Toews and Carusi both agreed that the district needs improved working conditions for teachers. Toews told the audience that she visited the University of Wisconsin-Madison’s teaching program, and students were hesitant to apply to MMSD because of the low starting salary. She said the district needs to do more to “make sure (teachers) have a say in what their day looks like.”
Carusi acknowledged the teacher shortage, but was firm that she does not think the district should loosen hiring requirements to attract more applicants. She also pointed to MMSD’s behavior education plan as a focus area to improve teacher working conditions.
“We have to spend the money to make (the behavior education plan) work. We have to provide small class sizes and support in the school building,” she said. “To ensure that our teachers have safe working conditions where they can implement restorative practices effectively.”
Brien also asked candidates how they plan to deal with controversial issues. She highlighted the roll out of Personalized Pathways and the Educational Resource Officers' contract negotiations as recent examples of hot button issues.
Carusi liked how the School Board handled the ERO question by forming an ad-hoc committee.
“I think it’s a model we can use to resolve other controversial issues in the district,” she said.
Muldrow said, if elected, she would work to bring more diverse voices to the table, including students and people that may not be able to make it to School Board meetings in person.
She asked, “How do we broaden and expand people’s ability to interact with the School Board and their schools?”
Toews said “listening to people with different opinions is one of the most important jobs of any elected official.” Speaking as a parent, she said that it is sometimes difficult to keep up with all the initiatives in the school district. If elected, she wants to develop a process for garnering community input about what issues the district should focus on.
“I would love to bring more focus to what we are working on. If we as a community can say ‘Here’s the one thing we have to get right over the next three years,’ let’s focus on that,” she said.
Andrzejewski echoed Toews’ sentiment about focus, saying that the district should direct its energy into teachers and focus less on grant-funded programs, like pathways.
“Our superintendent told us that she felt teachers were suffering from ‘initiative fatigue,’” he said. “If we are going to focus on teachers, let’s focus on teachers instead of hitting them over the head with one initiative after another.”
Hughes defended the board’s work, asserting that it is able to focus on more than one issue at a time. Hughes clarified that pathways started with grant funding, but the implementation process is in the district’s budget. While Hughes defended pathways’ merits, he said the board should critically evaluate the program after the first year.
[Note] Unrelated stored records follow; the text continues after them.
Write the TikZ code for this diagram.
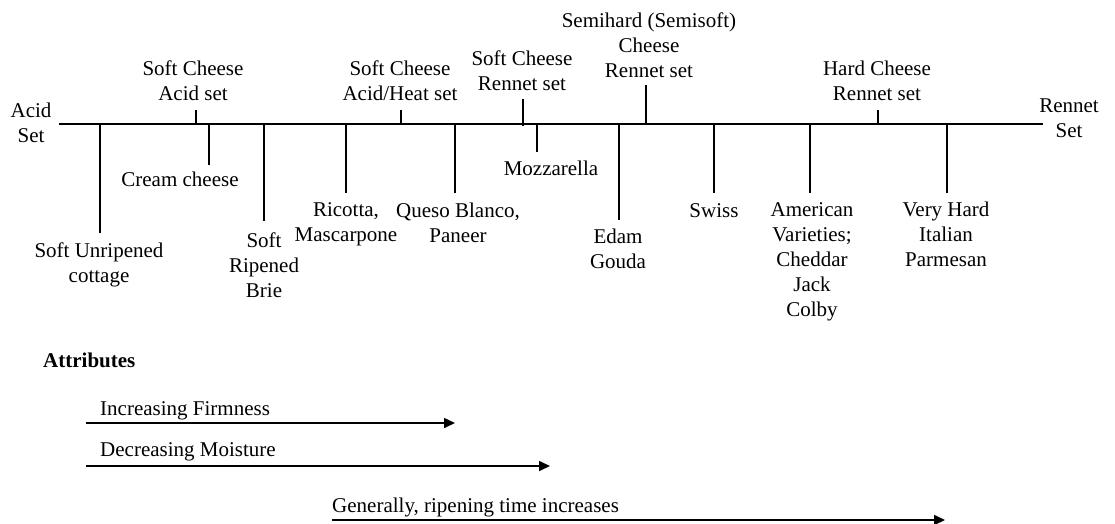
\documentclass[tikz,border=0pt]{standalone}
\usepackage{fontspec}
\setmainfont{Liberation Serif}
\usetikzlibrary{arrows.meta}
\begin{document}
\begin{tikzpicture}[x=1pt,y=-1pt,
  lbl/.style={font=\fontsize{21}{25}\selectfont, align=center, inner sep=0pt},
  axisline/.style={line width=2pt},
  tickline/.style={line width=1.6pt},
  arr/.style={line width=1.6pt, -{Triangle[length=11pt,width=10pt]}}]
\useasboundingbox (0,0) rectangle (1115,523);
% main axis
\coordinate (L) at (59,124);
\coordinate (R) at (1043,124);
\draw[axisline] (L) -- (R);
\node[lbl, anchor=north] (acid) at (31,102.7) {Acid\\Set};
\node[lbl, anchor=north] (rennet) at (1069,99) {Rennet\\Set};
% labels above
\node[lbl, anchor=south] (sa) at (193,101) {Soft Cheese\\Acid set};
\node[lbl, anchor=south] (sah) at (400,101) {Soft Cheese\\Acid/Heat set};
\node[lbl, anchor=south] (sr) at (522,91) {Soft Cheese\\Rennet set};
\node[lbl, anchor=south] (semi) at (649,78) {Semihard (Semisoft)\\Cheese\\Rennet set};
\node[lbl, anchor=south] (hard) at (877,101) {Hard Cheese\\Rennet set};
\coordinate (a1) at (196,124); \coordinate (a1e) at (196,110);
\coordinate (a2) at (401,124); \coordinate (a2e) at (401,110);
\coordinate (a3) at (523,126); \coordinate (a3e) at (523,99);
\coordinate (a4) at (646,124); \coordinate (a4e) at (646,85);
\coordinate (a5) at (878,124); \coordinate (a5e) at (878,110);
\draw[tickline] (a1) -- (a1e);
\draw[tickline] (a2) -- (a2e);
\draw[tickline] (a3) -- (a3e);
\draw[tickline] (a4) -- (a4e);
\draw[tickline] (a5) -- (a5e);
% labels below
\node[lbl, anchor=north] (cot) at (99,243) {Soft Unripened\\cottage};
\node[lbl, anchor=north] (cream) at (180,172) {Cream cheese};
\node[lbl, anchor=north] (brie) at (264,233) {Soft\\Ripened\\Brie};
\node[lbl, anchor=north] (ric) at (346,202) {Ricotta,\\Mascarpone};
\node[lbl, anchor=north] (queso) at (458,203) {Queso Blanco,\\Paneer};
\node[lbl, anchor=north] (mozz) at (551,161) {Mozzarella};
\node[lbl, anchor=north] (edam) at (618,229) {Edam\\Gouda};
\node[lbl, anchor=north] (swiss) at (714,203) {Swiss};
\node[lbl, anchor=north] (amer) at (812,202) {American\\Varieties;\\Cheddar\\Jack\\Colby};
\node[lbl, anchor=north] (vhard) at (946,202) {Very Hard\\Italian\\Parmesan};
\coordinate (b1) at (100,124); \coordinate (b1e) at (100,233);
\coordinate (b2) at (209,124); \coordinate (b2e) at (209,165);
\coordinate (b3) at (264,124); \coordinate (b3e) at (264,221);
\coordinate (b4) at (346,124); \coordinate (b4e) at (346,193);
\coordinate (b5) at (455,124); \coordinate (b5e) at (455,193);
\coordinate (b6) at (537,124); \coordinate (b6e) at (537,152);
\coordinate (b7) at (619,124); \coordinate (b7e) at (619,220);
\coordinate (b8) at (714,124); \coordinate (b8e) at (714,193);
\coordinate (b9) at (810,124); \coordinate (b9e) at (810,193);
\coordinate (b10) at (947,124); \coordinate (b10e) at (947,193);
\foreach \i in {1,...,10} {\draw[tickline] (b\i) -- (b\i e);}
% attributes
\node[lbl, anchor=base west, font=\fontsize{21}{25}\selectfont\bfseries] (attr) at (43,367) {Attributes};
\node[lbl, anchor=base west] (firm) at (100,415) {Increasing Firmness};
\node[lbl, anchor=base west] (moist) at (100,456) {Decreasing Moisture};
\node[lbl, anchor=base west] (ripe) at (332,512) {Generally, ripening time increases};
\coordinate (f1) at (86,423); \coordinate (f2) at (455,423);
\coordinate (m1) at (86,466); \coordinate (m2) at (550,466);
\coordinate (r1) at (332,520); \coordinate (r2) at (945,520);
\draw[arr] (f1) -- (f2);
\draw[arr] (m1) -- (m2);
\draw[arr] (r1) -- (r2);
\end{tikzpicture}
\end{document}
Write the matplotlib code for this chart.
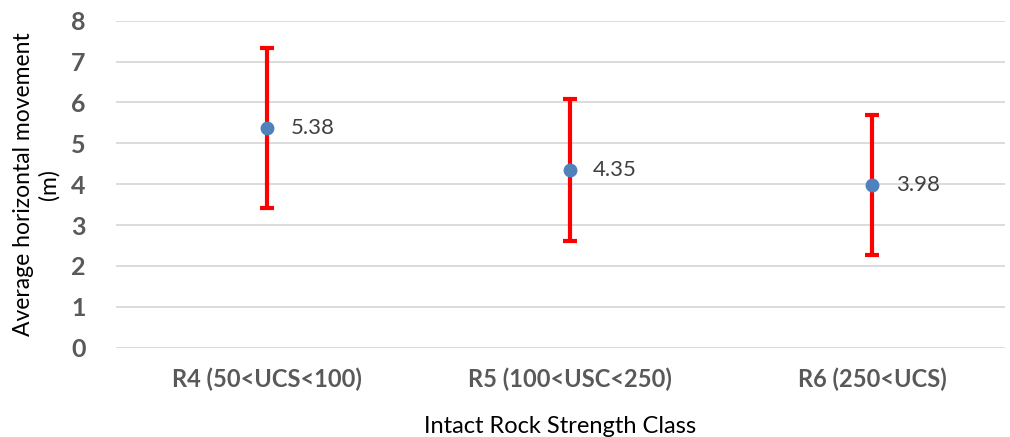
import matplotlib.pyplot as plt

# data
classes = ["R4 (50<UCS<100)", "R5 (100<USC<250)", "R6 (250<UCS)"]
means = [5.38, 4.35, 3.98]
errs = [1.96, 1.73, 1.72]

plt.rcParams['font.family'] = ['Lato', 'DejaVu Sans']

fig = plt.figure(figsize=(10.1, 4.37), dpi=100)
ax = fig.add_axes([116/1010, (437-347.7)/437, (1005-116)/1010, (347.7-20.7)/437])

x = list(range(len(classes)))
ax.errorbar(x, means, yerr=errs, fmt='o', color='#4F81BD', markersize=9,
            ecolor='#FF0000', elinewidth=3, capsize=5, capthick=3, zorder=3)
for xi, m in zip(x, means):
    ax.annotate(f"{m:.2f}", (xi, m), xytext=(17, 0), textcoords='offset points',
                va='center', ha='left', fontsize=16, color='#404040')

ax.set_xlim(-0.5, 2.44)
ax.set_ylim(0, 8)
ax.set_yticks(range(0, 9))
ax.set_xticks(x)
ax.set_xticklabels(classes, fontsize=17, fontweight='bold', color='#595959')
for t in ax.get_yticklabels():
    t.set_fontsize(18)
    t.set_fontweight('bold')
    t.set_color('#595959')
ax.tick_params(length=0, pad=14)
ax.tick_params(axis='y', pad=22)
ax.grid(axis='y', color='#D9D9D9', linewidth=1.3)
ax.set_axisbelow(True)
for s in ax.spines.values():
    s.set_visible(False)

ax.set_xlabel("Intact Rock Strength Class", fontsize=17, color='#000000', labelpad=18)
ax.set_ylabel("Average horizontal movement\n(m)", fontsize=16.5, color='#000000',
              labelpad=8, linespacing=1.25)

plt.savefig("out.png", dpi=100)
“My view is that we ought to slow down on the pathways,” he said. “Right now, the proposal is we’ll get a second pathway going in the second year. I don’t think we should do that. I think we should stop and look at how the first pathway is working and talk to each of the high schools about a next pathway that makes sense for them.”
Vander Meulen said the board needs more transparency and accessibility to the public.
"We need our communities engaged," she said. "Why are we making people come to the board? The board should come to them."